Should reparations be paid?
Larry | 08.06.2003 21:11
Have you ever noticed that in the last forty years the black leaders in this country seem to have grown in wealth, power, and fame, while the grievances and complaints of average black America have only escalated?
What needs to be realized is that these so-called leaders are not working for the black community, but against it. By keeping blacks enraged at whites their status continues to grow. But if blacks were to yield their rage these "leaders" would no longer be necessary. That is why these "leaders" drum up insidious ideas such as reparations-a plot which I believe will be the most destructive blacks have ever faced. And the sad part about this is that the leaders aren't going to suffer like the average black will suffer: The black community is headed for a huge backlash brought on by a populace tired of being labeled "racists" every time they disagree with a black person.
Despite all white America has done, black complaining has worsened. We asked for welfare-they gave us that. We asked for jobs-they gave us that. We asked for their schools-they gave us that. We asked for their communities-they gave us that. We asked for affirmative action-they gave us that. We asked for their women-they gave us that. Now we want reparations? This giving has only increased our anger, perpetuated our rage, and held us back. The only ones who seem to be succeeding among us are our "leaders" like multi-millionaire Jesse Jackson. This is how it will continue if we are given "reparations."
Who will pay for reparations? I'll tell you who it will be. It will mostly be people who don't have a racist bone in their body. It will be people who immigrated to this country after the Civil War. It will be people struggling to support a family. It will not be the Klansmen. It will not be the slave owners. Those who will pay for the problem will be those who never had anything to do with it. Another consideration: when blacks receive reparations, will they go back to Africa? Certainly shipping blacks to America as slaves was wrong. If we undo one wrong, shouldn't we undo other wrongs as well? I know it sounds crazy, but so does the idea of reparations.

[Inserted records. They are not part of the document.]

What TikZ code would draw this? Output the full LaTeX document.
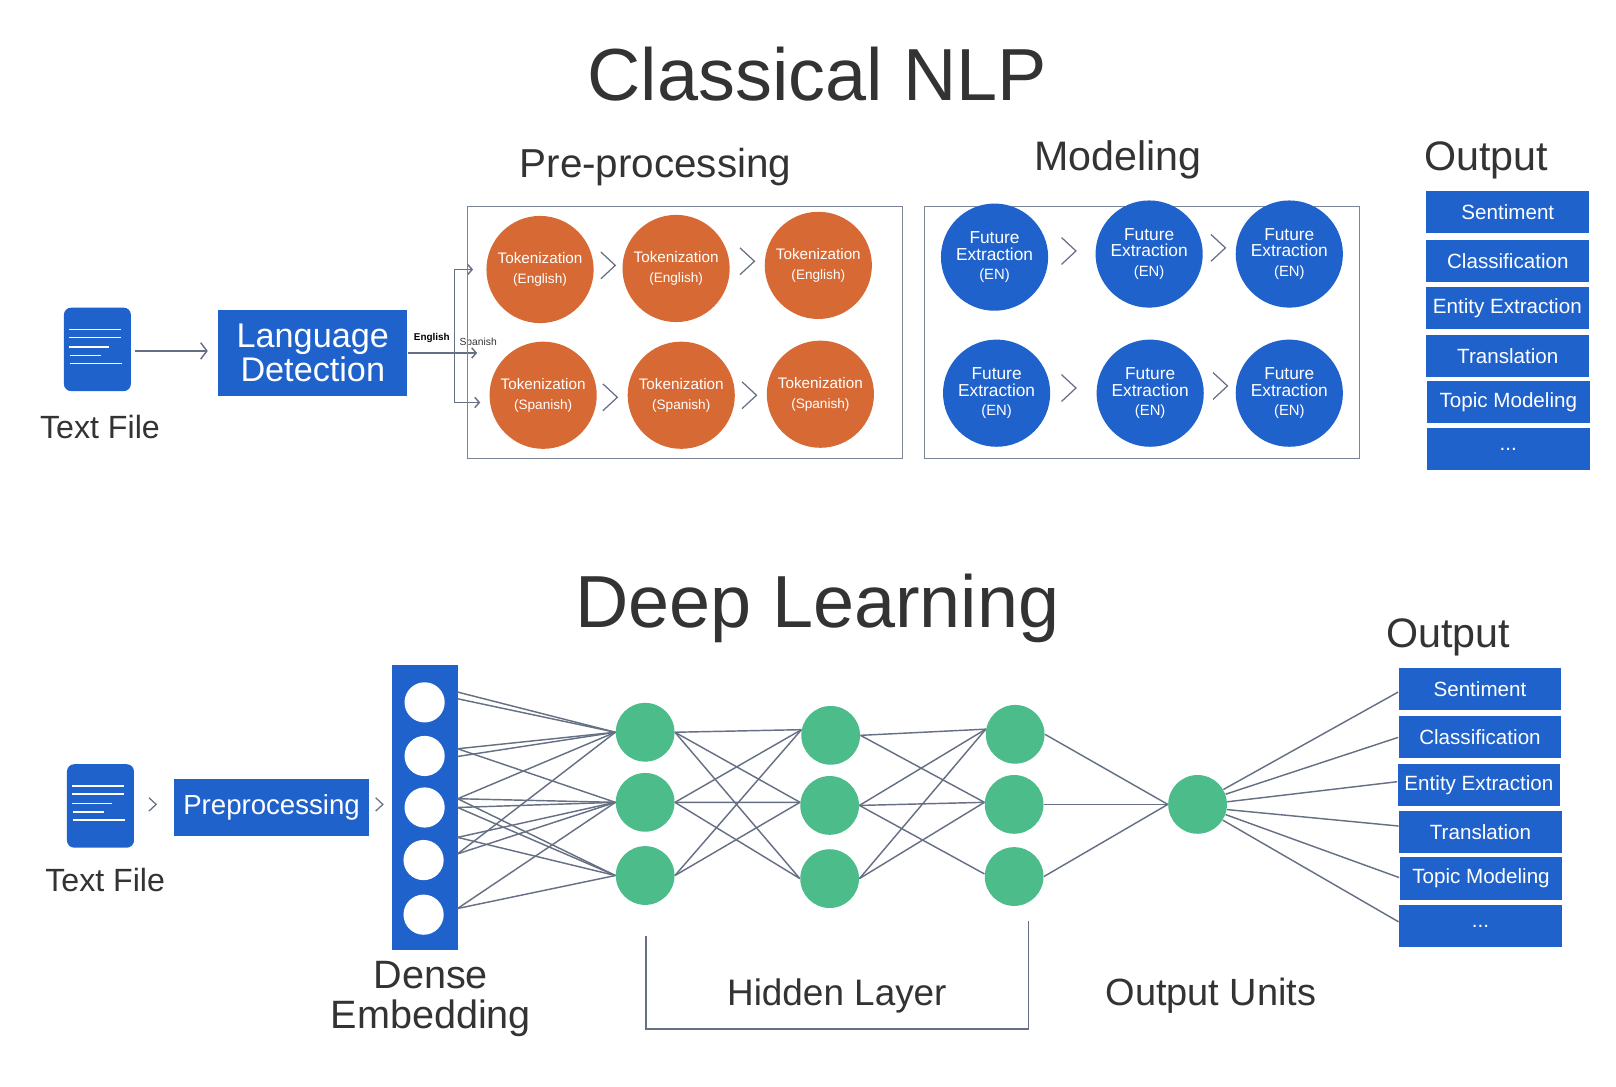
\documentclass[tikz,border=0pt]{standalone}
\usepackage{fontspec}
\setmainfont{Liberation Sans}
\usetikzlibrary{arrows.meta}
\definecolor{bluebox}{HTML}{2062CC}
\definecolor{orangec}{HTML}{D76A34}
\definecolor{greenc}{HTML}{4BBC8A}
\definecolor{linec}{HTML}{667085}
\definecolor{boxline}{HTML}{7A8494}
\definecolor{inktext}{HTML}{333333}
\newcommand{\fs}[1]{\fontsize{#1}{#1}\selectfont}
\tikzset{
  x=0.5pt,y=-0.5pt,
  title/.style={text=inktext,inner sep=0pt,font=\fs{35.8}},
  heading/.style={text=inktext,inner sep=0pt,font=\fs{20}},
  caption/.style={text=inktext,inner sep=0pt,font=\fs{15.6}},
  panel/.style={draw=boxline,line width=0.55pt,fill=none},
  tok/.style={circle,fill=orangec,minimum size=52pt,inner sep=0pt,text=white,font=\fs{7.4},align=center},
  fut/.style={circle,fill=bluebox,minimum size=52pt,inner sep=0pt,text=white,font=\fs{8.4},align=center},
  outbox/.style={rectangle,fill=bluebox,minimum width=79pt,minimum height=20.5pt,inner sep=0pt,text=white,font=\fs{10}},
  doc/.style={rectangle,rounded corners=3.5pt,fill=bluebox,minimum width=32.5pt,minimum height=40.5pt,inner sep=0pt},
  hole/.style={circle,fill=white,minimum size=19.5pt,inner sep=0pt},
  unit/.style={circle,fill=greenc,minimum size=28.5pt,inner sep=0pt},
  wire/.style={draw=linec,line width=0.7pt},
  chevline/.style={draw=linec,line width=0.6pt},
  flow/.style={draw=linec,line width=0.7pt,-{Straight Barb[length=2.2pt,width=5pt]}},
  doclines/.style={draw=white,line width=0.7pt},
}
\newcommand{\chev}[4]{\draw[chevline] (#1-#3,#2-#4) -- (#1+#3,#2) -- (#1-#3,#2+#4);}
\newcommand{\docicon}[3]{%
  \node[doc] (#1) at (#2+32.5,#3+40.5) {};
  \draw[doclines] (#2+5,#3+21) -- (#2+55,#3+21);
  \draw[doclines] (#2+5,#3+29) -- (#2+55,#3+29);
  \draw[doclines] (#2+5,#3+38) -- (#2+44,#3+38);
  \draw[doclines] (#2+6,#3+46.5) -- (#2+36,#3+46.5);
  \draw[doclines] (#2+6,#3+54) -- (#2+56,#3+54);
}
\begin{document}
\begin{tikzpicture}
\useasboundingbox (0,-0.5) rectangle (1568,1053.5);
\fill[white] (0,-0.5) rectangle (1568,1053.5);
% --- titles
\node[title] (t1) at (793,71) {Classical NLP};
\node[title] (t2) at (793,590) {Deep Learning};
\node[heading,font=\fs{19.6}] (h1) at (636,162) {Pre-processing};
\node[heading] (h2) at (1085,155) {Modeling};
\node[heading] (h3) at (1442,155) {Output};
\node[heading] (h4) at (1405,618) {Output};
% --- classical input
\docicon{doca}{62}{298}
\node[caption] (la) at (97,414) {Text File};
\node[rectangle,fill=bluebox,minimum width=91.5pt,minimum height=42pt,inner sep=0pt,text=white,align=center,font=\fs{16.6}] (lang) at (303.5,342) {\raisebox{-1pt}{Language}\\[-0.2pt]\raisebox{-1pt}{Detection}};
\draw[draw=linec,line width=0.7pt,-{Straight Barb[length=3pt,width=8pt]},shorten <=2pt,shorten >=5pt] (doca.east |- 0,340) -- (lang.west |- 0,340);
\coordinate (junc) at (441,342);
\coordinate (endeng) at (459,261);
\coordinate (endmid) at (463,342);
\coordinate (endspa) at (466,390);
\draw[flow] (lang.east) -- (endmid);
\draw[flow] (junc) |- (endeng);
\draw[flow] (junc) |- (endspa);
\node[inner sep=0pt,text=black,font=\fs{4.8}\bfseries] (eng) at (419,327) {English};
\node[inner sep=0pt,text=inktext,font=\fs{5}] (spa) at (464,332) {Spanish};
% --- panels
\draw[panel] (454,200) rectangle (876,444);
\draw[panel] (897,200) rectangle (1319,444);
\foreach \nm/\x/\y in {a/524/261,b/656/260,c/794/257}
  \node[tok] (tok\nm) at (\x,\y) {Tokenization\\[2.5pt]{\fs{6.6}(English)}};
\foreach \nm/\x/\y in {d/527/383,e/661/383,f/796/382}
  \node[tok] (tok\nm) at (\x,\y) {Tokenization\\[2.5pt]{\fs{6.6}(Spanish)}};
\foreach \nm/\x/\y in {a/965/249,b/1115/246,c/1251/246,d/967/381,e/1116/381,f/1251/381}
  \node[fut] (fut\nm) at (\x,\y) {Future\\[-0.5pt]Extraction\\[1pt]{\fs{7.2}(EN)}};
\chev{590}{257}{7}{13}
\chev{725}{253}{7}{13}
\chev{1037}{243}{7}{13}
\chev{1182}{240}{7}{13}
\chev{592}{385}{7}{13}
\chev{727}{383}{7}{13}
\chev{1037}{376}{7}{13}
\chev{1184}{374}{7}{13}
% --- classical output
\node[outbox] (oa1) at (1463,205.5) {Sentiment};
\node[outbox] (oa2) at (1463,252.5) {Classification};
\node[outbox] (oa3) at (1462.5,298.5) {Entity Extraction};
\node[outbox] (oa4) at (1463,345) {Translation};
\node[outbox] (oa5) at (1463.5,389.5) {Topic Modeling};
\node[outbox] (oa6) at (1463.5,435.5) {\raisebox{-1.5pt}{...}};
% --- deep learning input
\docicon{docb}{65}{741}
\node[caption] (lb) at (102,853) {Text File};
\chev{148}{780}{3.5}{6.5}
\node[rectangle,fill=bluebox,minimum width=94.5pt,minimum height=28pt,inner sep=0pt,text=white,font=\fs{13.4}] (prep) at (263.5,783) {Preprocessing};
\chev{368}{780}{3.5}{6.5}
\node[rectangle,fill=bluebox,minimum width=32pt,minimum height=138pt,inner sep=0pt] (emb) at (412,783) {};
\node[hole] (e1) at (412,681) {};
\node[hole] (e2) at (412,733) {};
\node[hole] (e3) at (412,783) {};
\node[hole] (e4) at (411,834) {};
\node[hole] (e5) at (411,887) {};
\node[inner sep=0pt,text=inktext,font=\fs{19.2},align=center] (dense) at (418,969) {Dense\\[0.2pt]Embedding};
% --- network units
\node[unit] (g11) at (626,710) {};
\node[unit] (g12) at (626,778) {};
\node[unit] (g13) at (626,849) {};
\node[unit] (g21) at (806,713) {};
\node[unit] (g22) at (805,781) {};
\node[unit] (g23) at (805,852) {};
\node[unit] (g31) at (985,712) {};
\node[unit] (g32) at (984,780) {};
\node[unit] (g33) at (984,850) {};
\node[unit] (outu) at (1162,780) {};
% --- attachment points on the embedding
\coordinate (s1a) at (444,671);
\coordinate (s1b) at (444,677.5);
\coordinate (s2a) at (444,726);
\coordinate (s2b) at (444,733.5);
\coordinate (s3a) at (444,774.5);
\coordinate (s3b) at (444,783);
\coordinate (s4a) at (444,812);
\coordinate (s4b) at (444,828);
\coordinate (s5a) at (444,881);
% embedding -> layer 1
\foreach \s/\t in {s1a/g11,s1b/g11,s2a/g11,s2b/g11,s3a/g11,s4b/g11,
                   s2a/g12,s3a/g12,s3b/g12,s4a/g12,s4b/g12,s5a/g12,
                   s3a/g13,s3b/g13,s4a/g13,s5a/g13}
  \draw[wire] (\s) -- (\t.west);
% layer 1 -> 2 -> 3 (lines enter the upper units a little above their centres)
\foreach \a/\b/\g in {g11/g21/169,g11/g22/174,g11/g23/180,g12/g21/169,g12/g22/174,g12/g23/180,g13/g21/169,g13/g22/174,
                   g21/g31/170,g21/g32/176,g22/g31/170,g22/g32/176,g22/g33/175,g23/g31/170,g23/g32/176}
  \draw[wire] (\a.east) -- (\b.\g);
\foreach \a in {g31,g32,g33}
  \draw[wire] (\a.east) -- (outu.west);
% --- deep output boxes
\node[outbox] (ob1) at (1436,668) {Sentiment};
\node[outbox] (ob2) at (1436,714.5) {Classification};
\node[outbox] (ob3) at (1435,761) {Entity Extraction};
\node[outbox] (ob4) at (1436.5,807) {Translation};
\node[outbox] (ob5) at (1437,852) {Topic Modeling};
\node[outbox] (ob6) at (1436.5,898) {\raisebox{-1.5pt}{...}};
\draw[wire] (outu.30) -- (ob1.west |- 0,671);
\draw[wire] (outu.20) -- (ob2.west |- 0,715);
\draw[wire] (outu.5) -- (ob3.west |- 0,758);
\draw[wire] (outu.-10) -- (ob4.west |- 0,801);
\draw[wire] (outu.-20) -- (ob5.west |- 0,851);
\draw[wire] (outu.-32) -- (ob6.west |- 0,894);
% --- hidden layer bracket
\coordinate (bl) at (627,908);
\coordinate (br) at (998,893);
\draw[wire] (bl) -- (627,998) -- (998,998) -- (br);
\node[inner sep=0pt,text=inktext,font=\fs{17.9}] (hid) at (812,966) {Hidden Layer};
\node[inner sep=0pt,text=inktext,font=\fs{18.4}] (ou) at (1175,966) {Output Units};
\end{tikzpicture}
\end{document}
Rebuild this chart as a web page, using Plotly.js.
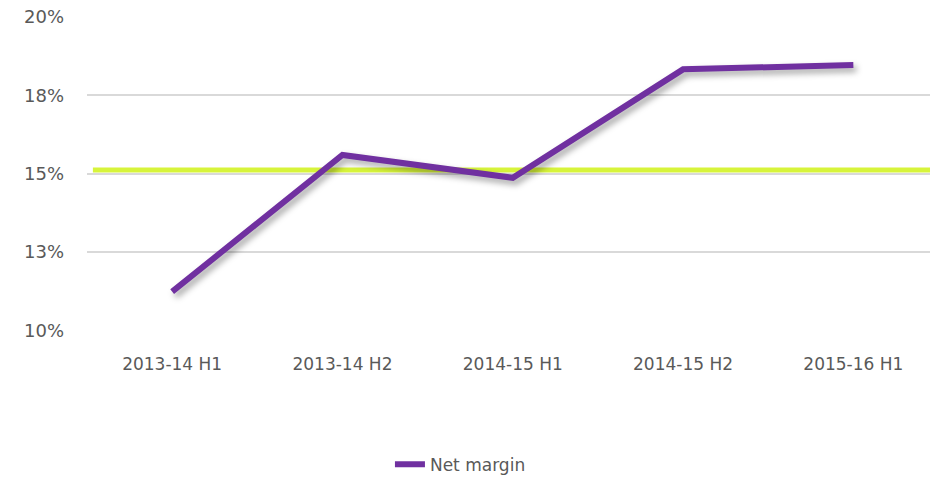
<!DOCTYPE html>
<html>
<head>
<meta charset="utf-8">
<script src="https://cdn.plot.ly/plotly-3.0.1.min.js"></script>
<style>
  html, body { margin: 0; padding: 0; background: #fff; overflow: hidden; }
  #chart { width: 930px; height: 477px; }
  .scatterlayer .trace path.js-line { filter: drop-shadow(3px 4px 3px rgba(0,0,0,0.35)); }
</style>
</head>
<body>
<div id="chart"></div>
<script>
const categories = ["2013-14 H1", "2013-14 H2", "2014-15 H1", "2014-15 H2", "2015-16 H1"];
const netMargin = [11.24, 15.6, 14.87, 18.33, 18.47];
const target = 15.12;
const yTickVals = [10, 12.5, 15, 17.5, 20];
const yTickText = ["10%", "13%", "15%", "18%", "20%"];

const xPos = categories.map((c, i) => i);

const traces = [
  {
    x: xPos,
    y: netMargin,
    type: "scatter",
    mode: "lines",
    name: "Net margin",
    line: { color: "#7030a0", width: 6 },
    hoverinfo: "x+y"
  }
];

const layout = {
  width: 930,
  height: 477,
  margin: { l: 87, r: 0, t: 17, b: 5, autoexpand: false },
  paper_bgcolor: "#ffffff",
  plot_bgcolor: "#ffffff",
  font: { family: "DejaVu Sans, sans-serif", color: "#595959", size: 17 },
  showlegend: true,
  legend: {
    orientation: "h",
    x: 0.443, xanchor: "center",
    y: 0.016, yanchor: "middle",
    font: { size: 17, color: "#595959" }
  },
  xaxis: {
    type: "linear",
    range: [-0.5, 4.45],
    tickvals: xPos,
    ticktext: categories,
    showgrid: false,
    zeroline: false,
    showline: false,
    ticks: "",
    ticklabelstandoff: 22,
    tickfont: { size: 17, color: "#595959" }
  },
  yaxis: {
    domain: [0.311, 1],
    range: [10, 20],
    tickvals: yTickVals,
    ticktext: yTickText,
    showgrid: true,
    gridcolor: "#d9d9d9",
    gridwidth: 2,
    zeroline: false,
    showline: false,
    ticks: "",
    ticklabelstandoff: 22,
    tickfont: { size: 18, color: "#595959" }
  },
  shapes: [
    {
      type: "line",
      xref: "paper", yref: "y",
      x0: 0.007, x1: 1,
      y0: target, y1: target,
      line: { color: "#d7f43b", width: 5 },
      layer: "below"
    }
  ]
};

Plotly.newPlot("chart", traces, layout, { displayModeBar: false, staticPlot: true });
</script>
</body>
</html>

I grew up on a plantation near Montgomery and Tuskegee, Alabama, in a time when laws were against black America. I remember going to the marketplace and seeing separate black and white bathrooms. I remember every year, when it was time to plant and gather the crops, I had to stay home from school to work. And yet black Americans were able to do better then than they are now. There were good black schools, fine black universities, safe and well-groomed black communities, and intact families.
I grew up until the age of 18 never having heard about a drug addict or a drive-by shooting. Despite the seemingly worse conditions of this time there was no racist attack on white Americans as we are seeing today. My parents, my grandparents, their parents, and their grandparents worked the same plantation and never once did I hear them accuse white Americans in such a hateful tone as I hear today, and if anyone had a just cause for anger it would have been them. It is interesting that we didn't have the leaders or the anger that we have today, and we were successful. Yet today we have nothing but "leaders," and at the same time nothing but complaints, anger, and demands. And the demand for reparations is the latest in a downward path since the abandonment of independence and the influx of black leadership.
This whole idea of reparations is being headed by racist leaders of the black community such as Randall Robinson, executive director of TransAfrica and author of The Debt, U.S. Representative John Conyers (D-Michigan), who, since 1989, has unsuccessfully presented legislation calling for a study on reparations, Leonard Jeffries, a political science professor and a racist to the core, and Ebony magazine Editor Lerone Bennett, Jr., an outspoken proponent of reparations, who said that "[reparations] has been an idea that has been around for a long time. . . America owes us some money."
These are just a few of the black liberal "leaders" of this country who would rather keep blacks angry than demonstrate to them how they themselves became successful in life. As we are going to hell these men are becoming wealthy and powerful and not thinking twice about us. If-God forbid-blacks were to receive so-called reparations the money would end up in the hands of these black leaders, politicians, lawyers, and many of the black ministers. In addition to not solving anything, the anger of the black community will only continue because reparations will be another failure just as affirmative action and welfare have been. White Americans are not guilty of the sins of the past and must be careful not to fall to the anger of these socialistic, destructive black leaders who want to racially divide and conquer us. Black Americans must drop their anger and realize that it is not white America who is causing their destruction but their own so-called leaders, to whose evil there is no end.
All Americans must say "no more!" to groups like the National Coalition of Blacks for Reparations in America (N'COBRA), the National Black United Front, and the Republic of New Afrika who have led grassroots efforts to keep this issue alive over the past decades. America is the greatest country in the world. All men and women are free in this country to succeed or fail, and we will no longer cave in to racism.
Reparations was a wrong idea years ago and it is a wrong idea today. It will destroy us if we don't stop it.